The Arabist

The Arabist

By Issandr El Amrani and friends.

So long Safire

In this dark, tenebrous world, a little piece of good news: the New York Times' leading conservative editorialist, William Safire, is retiring. Over the past few years there has been nothing as consistently infuriating as a Safire column. There are many reasons for this -- his dogged pursuit of a mythical Iraq-Al Qaeda meeting in Iraq, which he continued to refer to even after President Bush and the CIA denied it, or his insinuations against the UN in the oil-for-food scandal we admittedly still know too little about, or his professed love of the Kurdish people for no other reason, apparently, that they are against Arabs. True, he did not always support the conservative orthodoxy, and took progressive stands on stem cell research, privacy rights and media consolidation. It's said his Sunday column, On Language, was learned and well-written, but I didn't read it often enough to tell.
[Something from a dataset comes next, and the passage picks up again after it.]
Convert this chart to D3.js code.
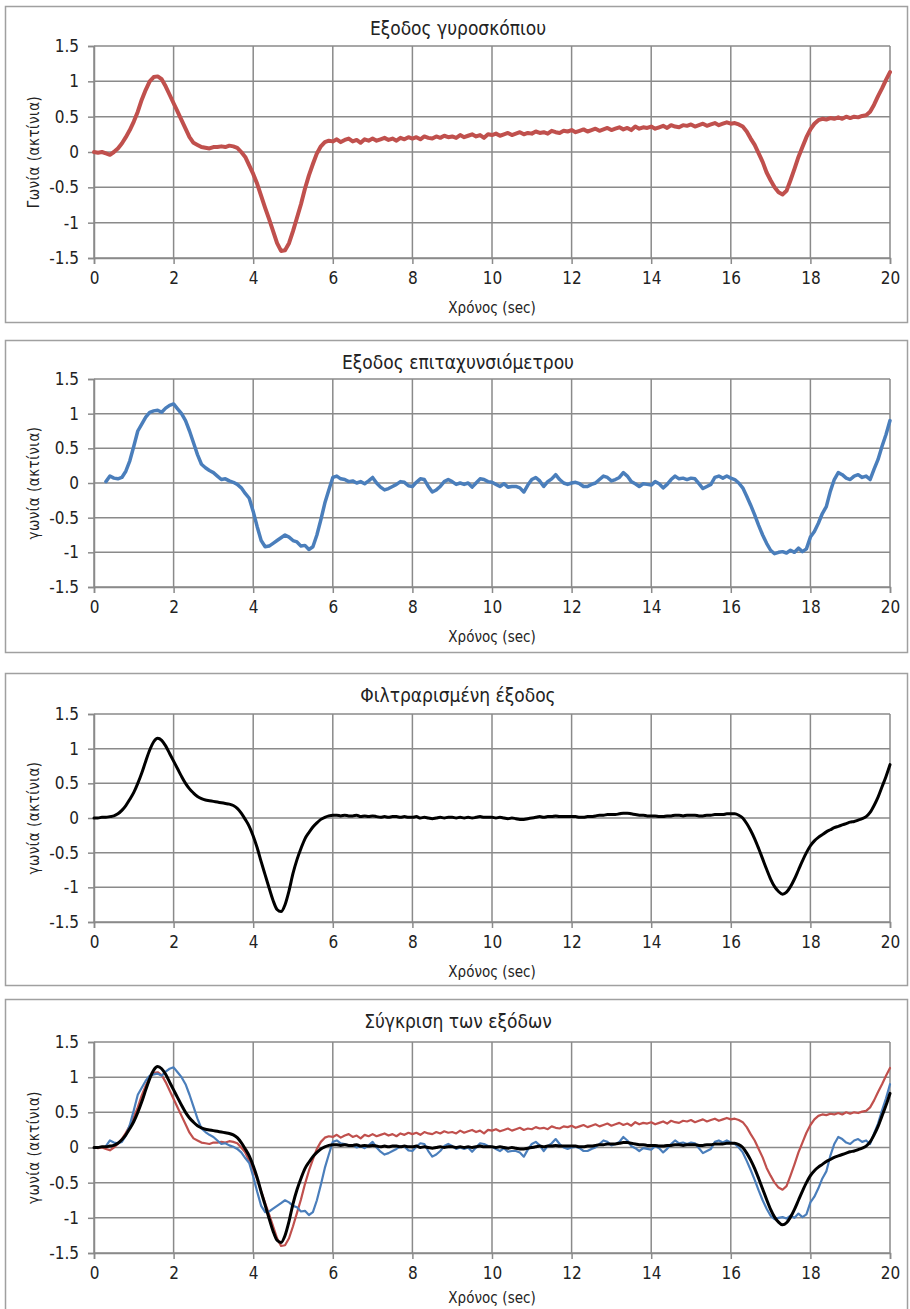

He'll be continuing that one every Sunday anyway.

But what I'll remember him most for was his shocking hatred of Palestinians (who unlike the Kurds did not have a national cause worth worrying about, apparently) and tendency to write press releases straight from the office of the Prime Minister of Israel. Perhaps his old habits -- he ran his own PR companies in the 60s before he joined the Nixon administration as spinmeister -- die hard. Two particularly grating examples of Safire hackery are below:

A Chat With Sharon, October 21, 2002


He's an unabashed admirer of this President Bush. "Thank
God, at this historic moment, the U.S. is leading the free
world toward liberation from fear of terror."


And his unwavering confidence under sustained pressure
makes me an unabashed Arik Sharon admirer. "We go back many
years," he says. "Call me more often." I may just do that.


His schoolgirl crush on Ariel Sharon -- surely one of the most grotesque and unsavory politicians in a region which has its shares of assholes -- made me want to throw up at the time. This was a regular Safire shtick -- phone calls to his old pal Arik -- that befits Pravda or Tishreen (the appalling Syrian daily) more than the New York Times.

But there's worse to come:

Sharon, Trusting Bush, May 26, 2003 (no link available)


Especially sticky is the claim of refugees to land fled from a half-century ago, which Arabs call a "right of return." Palestinians want to kick hundreds of thousands of Jewish "settlers" out of a future Palestine while inserting an even greater number of Muslims into Israel. Jews find that a deal-breaker.


So-called "settlers," is it? Safire takes the single issue that has done the most to propagate the Israeli-Palestinian conflict and tries to spin it into a Palestinian myth.

William Safire is a morally bankrupt hack when it comes to the Middle East. Good riddance.